Skip all pictures, then copy the lines from the start of the data through the line with "import plotly.graph_objects as go", keeping both ends.

--

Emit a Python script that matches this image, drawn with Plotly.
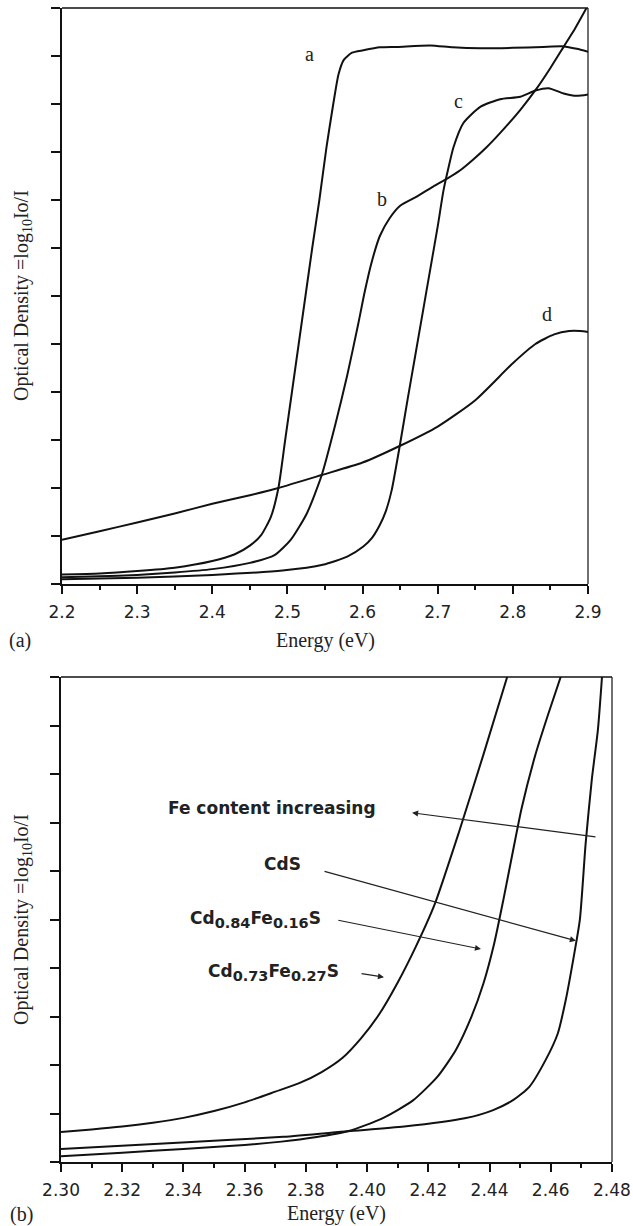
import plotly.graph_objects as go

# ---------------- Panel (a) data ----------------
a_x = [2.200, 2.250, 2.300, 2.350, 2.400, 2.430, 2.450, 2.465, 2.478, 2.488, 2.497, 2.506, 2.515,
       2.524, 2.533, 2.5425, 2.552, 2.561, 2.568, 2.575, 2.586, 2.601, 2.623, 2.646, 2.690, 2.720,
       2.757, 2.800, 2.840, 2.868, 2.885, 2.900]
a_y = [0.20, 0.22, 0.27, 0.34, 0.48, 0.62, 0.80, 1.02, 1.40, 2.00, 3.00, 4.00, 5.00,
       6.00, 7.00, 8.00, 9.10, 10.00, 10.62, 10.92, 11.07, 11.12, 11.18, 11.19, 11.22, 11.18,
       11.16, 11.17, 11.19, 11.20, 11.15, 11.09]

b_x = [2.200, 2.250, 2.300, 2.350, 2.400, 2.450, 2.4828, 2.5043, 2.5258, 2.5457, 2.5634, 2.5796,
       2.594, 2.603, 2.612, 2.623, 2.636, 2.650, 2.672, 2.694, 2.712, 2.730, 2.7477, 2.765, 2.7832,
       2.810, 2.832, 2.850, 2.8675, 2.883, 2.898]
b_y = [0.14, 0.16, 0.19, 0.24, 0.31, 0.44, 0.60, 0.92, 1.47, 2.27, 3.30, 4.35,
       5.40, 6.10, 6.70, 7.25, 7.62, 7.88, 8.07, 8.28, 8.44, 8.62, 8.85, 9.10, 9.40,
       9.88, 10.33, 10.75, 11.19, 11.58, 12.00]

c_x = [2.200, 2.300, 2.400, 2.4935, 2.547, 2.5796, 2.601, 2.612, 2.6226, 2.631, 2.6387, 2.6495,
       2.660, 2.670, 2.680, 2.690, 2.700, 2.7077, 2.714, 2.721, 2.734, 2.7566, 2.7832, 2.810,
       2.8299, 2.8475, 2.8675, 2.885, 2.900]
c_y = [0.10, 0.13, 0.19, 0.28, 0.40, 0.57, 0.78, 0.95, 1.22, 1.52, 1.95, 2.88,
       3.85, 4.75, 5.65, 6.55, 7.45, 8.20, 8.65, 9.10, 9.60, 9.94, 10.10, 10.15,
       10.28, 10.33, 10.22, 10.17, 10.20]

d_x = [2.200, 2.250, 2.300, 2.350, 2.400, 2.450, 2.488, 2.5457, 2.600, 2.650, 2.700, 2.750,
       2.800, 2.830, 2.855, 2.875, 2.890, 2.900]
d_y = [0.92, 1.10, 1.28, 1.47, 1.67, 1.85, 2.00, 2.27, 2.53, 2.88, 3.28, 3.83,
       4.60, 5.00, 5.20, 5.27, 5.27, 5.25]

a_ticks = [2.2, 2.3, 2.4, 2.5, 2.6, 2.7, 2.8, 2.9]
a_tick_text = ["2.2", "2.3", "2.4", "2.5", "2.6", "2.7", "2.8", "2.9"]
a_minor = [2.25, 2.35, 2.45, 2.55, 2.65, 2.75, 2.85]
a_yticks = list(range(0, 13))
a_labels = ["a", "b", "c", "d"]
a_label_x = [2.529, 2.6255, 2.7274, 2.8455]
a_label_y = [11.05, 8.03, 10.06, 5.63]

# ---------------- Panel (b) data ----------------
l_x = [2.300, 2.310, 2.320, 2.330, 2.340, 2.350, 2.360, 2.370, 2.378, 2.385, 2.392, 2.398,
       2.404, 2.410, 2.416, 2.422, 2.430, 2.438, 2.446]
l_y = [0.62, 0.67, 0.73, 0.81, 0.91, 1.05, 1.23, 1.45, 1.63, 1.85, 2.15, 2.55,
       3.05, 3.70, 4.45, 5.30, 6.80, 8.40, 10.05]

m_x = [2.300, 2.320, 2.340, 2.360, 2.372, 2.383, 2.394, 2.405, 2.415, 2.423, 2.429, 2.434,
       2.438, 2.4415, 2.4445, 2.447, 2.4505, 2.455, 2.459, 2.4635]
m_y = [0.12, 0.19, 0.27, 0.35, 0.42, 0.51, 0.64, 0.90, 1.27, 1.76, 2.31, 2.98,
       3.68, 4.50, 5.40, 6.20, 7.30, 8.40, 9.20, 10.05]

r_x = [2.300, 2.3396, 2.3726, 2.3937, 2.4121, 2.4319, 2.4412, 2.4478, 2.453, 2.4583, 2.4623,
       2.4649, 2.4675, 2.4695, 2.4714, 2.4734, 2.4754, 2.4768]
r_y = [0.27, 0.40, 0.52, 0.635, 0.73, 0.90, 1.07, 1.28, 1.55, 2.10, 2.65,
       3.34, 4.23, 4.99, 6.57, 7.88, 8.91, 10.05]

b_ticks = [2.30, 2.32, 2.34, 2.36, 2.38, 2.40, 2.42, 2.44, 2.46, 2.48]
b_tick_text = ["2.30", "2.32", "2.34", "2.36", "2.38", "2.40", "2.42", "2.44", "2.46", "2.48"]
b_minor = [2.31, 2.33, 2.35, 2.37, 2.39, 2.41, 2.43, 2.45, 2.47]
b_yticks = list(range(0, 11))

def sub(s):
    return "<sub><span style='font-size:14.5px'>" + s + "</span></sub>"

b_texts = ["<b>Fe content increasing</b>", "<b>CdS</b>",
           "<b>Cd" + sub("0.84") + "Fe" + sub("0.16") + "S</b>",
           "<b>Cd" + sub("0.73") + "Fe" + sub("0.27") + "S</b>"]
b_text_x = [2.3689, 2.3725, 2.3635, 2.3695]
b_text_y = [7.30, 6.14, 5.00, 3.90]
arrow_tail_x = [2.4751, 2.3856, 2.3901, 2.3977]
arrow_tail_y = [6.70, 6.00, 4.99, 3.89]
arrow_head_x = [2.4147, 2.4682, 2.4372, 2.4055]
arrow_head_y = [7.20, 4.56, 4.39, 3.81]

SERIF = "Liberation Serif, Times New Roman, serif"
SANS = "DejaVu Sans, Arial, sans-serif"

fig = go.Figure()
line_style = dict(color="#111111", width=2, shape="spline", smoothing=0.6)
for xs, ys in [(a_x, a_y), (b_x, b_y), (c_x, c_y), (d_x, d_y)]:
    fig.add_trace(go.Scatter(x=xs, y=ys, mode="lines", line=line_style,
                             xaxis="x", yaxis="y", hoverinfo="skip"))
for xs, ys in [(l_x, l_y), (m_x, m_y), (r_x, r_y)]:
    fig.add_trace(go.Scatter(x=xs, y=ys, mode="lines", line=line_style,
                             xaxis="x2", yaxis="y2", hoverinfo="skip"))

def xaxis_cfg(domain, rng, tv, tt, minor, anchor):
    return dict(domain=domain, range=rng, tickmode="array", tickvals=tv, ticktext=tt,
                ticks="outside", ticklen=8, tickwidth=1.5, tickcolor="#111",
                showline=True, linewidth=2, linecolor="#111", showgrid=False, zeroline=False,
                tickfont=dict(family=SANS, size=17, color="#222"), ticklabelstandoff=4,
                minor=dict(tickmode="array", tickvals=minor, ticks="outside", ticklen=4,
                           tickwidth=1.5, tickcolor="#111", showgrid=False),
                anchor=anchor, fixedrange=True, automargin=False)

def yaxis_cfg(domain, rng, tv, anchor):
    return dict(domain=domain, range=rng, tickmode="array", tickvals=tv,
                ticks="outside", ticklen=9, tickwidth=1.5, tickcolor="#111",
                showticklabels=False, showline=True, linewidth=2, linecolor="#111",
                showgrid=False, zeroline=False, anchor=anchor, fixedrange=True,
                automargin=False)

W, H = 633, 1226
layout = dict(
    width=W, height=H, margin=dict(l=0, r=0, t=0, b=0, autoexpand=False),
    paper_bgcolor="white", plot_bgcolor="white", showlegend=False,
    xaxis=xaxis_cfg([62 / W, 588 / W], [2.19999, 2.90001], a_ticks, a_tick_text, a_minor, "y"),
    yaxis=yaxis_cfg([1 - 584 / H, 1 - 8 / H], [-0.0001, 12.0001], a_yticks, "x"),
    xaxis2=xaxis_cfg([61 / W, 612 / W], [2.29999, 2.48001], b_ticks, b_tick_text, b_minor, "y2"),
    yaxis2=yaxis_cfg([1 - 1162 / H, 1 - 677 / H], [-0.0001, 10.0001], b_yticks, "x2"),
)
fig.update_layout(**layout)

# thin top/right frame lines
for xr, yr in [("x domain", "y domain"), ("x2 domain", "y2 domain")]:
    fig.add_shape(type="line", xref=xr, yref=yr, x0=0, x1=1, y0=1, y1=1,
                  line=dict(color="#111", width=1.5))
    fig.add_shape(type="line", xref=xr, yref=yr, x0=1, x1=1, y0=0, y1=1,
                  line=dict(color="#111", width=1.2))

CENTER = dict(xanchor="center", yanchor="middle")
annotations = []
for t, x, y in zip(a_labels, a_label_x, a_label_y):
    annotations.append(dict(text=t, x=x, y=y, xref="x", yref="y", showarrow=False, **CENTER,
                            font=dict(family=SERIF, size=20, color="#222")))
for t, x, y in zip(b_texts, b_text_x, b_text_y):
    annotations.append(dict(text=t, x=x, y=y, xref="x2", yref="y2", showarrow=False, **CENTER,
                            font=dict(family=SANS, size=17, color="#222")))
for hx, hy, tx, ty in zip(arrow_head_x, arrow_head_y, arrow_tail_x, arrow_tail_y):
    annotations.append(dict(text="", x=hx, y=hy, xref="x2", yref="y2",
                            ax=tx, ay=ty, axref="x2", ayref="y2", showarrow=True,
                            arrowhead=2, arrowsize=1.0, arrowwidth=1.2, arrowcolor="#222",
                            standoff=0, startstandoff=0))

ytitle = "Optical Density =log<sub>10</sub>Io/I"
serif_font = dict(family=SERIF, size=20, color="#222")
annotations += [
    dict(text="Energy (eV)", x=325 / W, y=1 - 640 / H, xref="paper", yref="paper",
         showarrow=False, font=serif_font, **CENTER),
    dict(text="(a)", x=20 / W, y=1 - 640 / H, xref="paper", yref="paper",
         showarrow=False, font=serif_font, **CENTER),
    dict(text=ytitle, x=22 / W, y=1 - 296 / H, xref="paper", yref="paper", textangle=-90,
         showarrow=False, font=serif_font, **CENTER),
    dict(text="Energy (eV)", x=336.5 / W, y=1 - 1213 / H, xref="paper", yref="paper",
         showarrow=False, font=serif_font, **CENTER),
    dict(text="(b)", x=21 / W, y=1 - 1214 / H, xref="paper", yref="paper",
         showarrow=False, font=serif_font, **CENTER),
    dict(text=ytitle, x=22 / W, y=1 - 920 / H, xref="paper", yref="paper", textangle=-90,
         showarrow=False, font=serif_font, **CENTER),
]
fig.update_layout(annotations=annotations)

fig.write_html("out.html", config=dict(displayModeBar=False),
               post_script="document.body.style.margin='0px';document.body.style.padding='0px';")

--

Exercise output
Emit a Python script that matches this image, drawn with Plotly.
import plotly.graph_objects as go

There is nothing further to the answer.